Can someone help me find how many roots does this polynom : $p(z)=z^4-5z+1$ have on set $|z|>2$ using Rouché's theorem?
I'm thinking like this: This polynomial has 4 roots(fundamental theorem of algebra) , and by applying Rouché's theorem I can find that $p$ has one root on unit disc $|z|<1$ , (since the largest coefficient is at $z$).
In similar way , I got that $p$ has 4 roots on $|z|=2$ , since by using $g(z)=z^{4}$ ,I have $|p-g|=|-5z+1|<10+1=11<2^4=|g(z)|$ , so by Rouché's theorem $p$ has 4 roots in $|z|<2$.

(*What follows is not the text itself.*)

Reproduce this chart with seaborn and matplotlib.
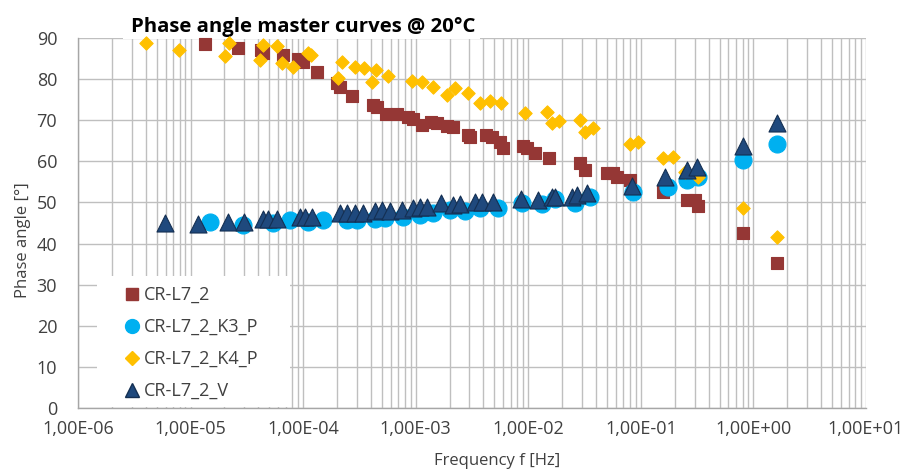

Meanwhile, I have to find number of roots in $|z|>2$ , and by the proof above, I would say that $p$ has NO roots on $|z|>2$ (since it has 4 in total , and I got that all of them are in the interior of this set).

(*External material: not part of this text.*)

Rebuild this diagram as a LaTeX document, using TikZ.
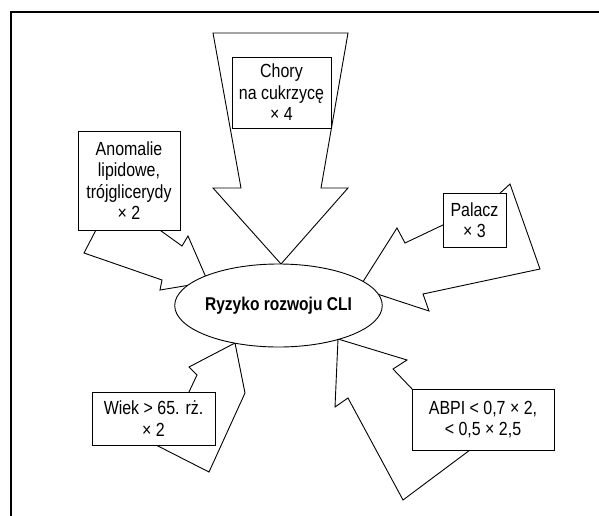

But,the result has to be 3-polynom $p$ has 3 roots on $|z|>2$. Can someone please help me with this?I don't know what I'm doing wrong...
Thank you in advance!
What you have done is correct.If $|z| >2$ then $|p(z)| \geq |z^{4}-5z| -1=|z|(|z|^{3} -5)-1>2(8-5)-1 >0$ so there is no root for $|z| >2$.